Воспользовавшись паузой в его речи, я заметил, что тоже проезжал гетто на трамвае, скрываясь под униформой гитлерюгенда. Мужчина испугался и замолчал. Он удивленно наморщил лоб. Я почувствовал, что мыслями он возвращается в прошлое и роется в своей памяти. Он пристально посмотрел на меня и невнятно пробормотал:
— Это были вы? Это вы были тем гитлерюнге, который каждый день стоял в трамвае позади меня? Да, я был водителем. Я боялся вас и не решался попросить у вас объяснения. Мне это казалось странным и необычным. Но я никогда бы не подумал, что вы еврей.
— А я думал, что вы поляк, что вы за мной следите, так что нельзя вам доверять.
У обоих на лицах выступил пот, и я ему рассказал свою историю.
После десяти каникулярных дней я приехал в школу разочарованным. В школьную газету на этот раз не заглянул, мне было все равно. Я был потрясен, больше не понимал, на чьей я стороне, где я и что меня ждет, где мой дом, моя родина и кто я есть на самом деле. Все варианты сливались друг с другом, мысли путались.
Не так давно одна школьница спросила меня, почему я все-таки не попробовал проникнуть в гетто и разделить судьбу моих родителей. Я ответил, что невозможно предусмотреть, где остановится карусель смерти, непрерывно кружившаяся над нашими головами. Я чувствовал, что надо было следовать за сигналами, исходящими изнутри.
По прибытии в школу я заметил, что ничего не изменилось. Небо не упало на голову, а жизнь продолжается. Шел пятый год войны, и все твердо верили в победу.
Была веселая встреча с товарищами, они рассказывали впечатляющие истории. Я тоже рассказал то, что было можно. На этот раз мне надо было очень напрячься, чтобы сочинить фиктивные приключения. Пропасть между реальностью и фантазией была очень глубокая…
Строгая школьная дисциплина и привычное окружение делали свое дело, и я снова был в курсе всех дел.
На занятии нам и дальше восхваляли славное изменение мира, которое мы намеревались проводить. Даже сооружение памятника с доской, где были записаны имена погибших на фронте выпускников интерната, не повлияло на состояние их духа.
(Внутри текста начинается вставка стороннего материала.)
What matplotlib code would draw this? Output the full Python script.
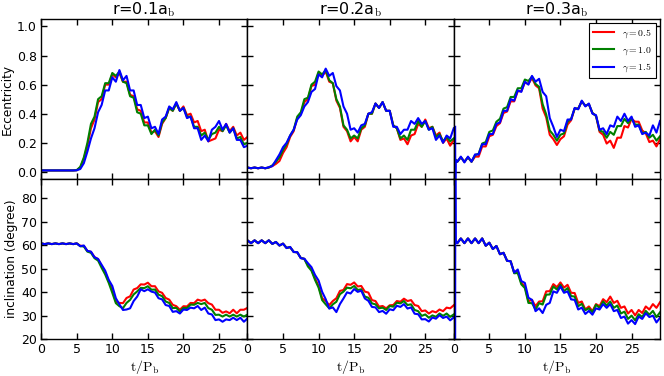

Не волновало их и то, что Муссолини свергнут своими противниками, а Италия больше не желает быть нашим союзником. Им заявляли, что союзник она неверный и пора уже от него избавиться. Им верилось, что мы одни «с мечом достичь победы сможем…» Даже покушение на Гитлера не поколебало их пылкого усердия и их уверенности.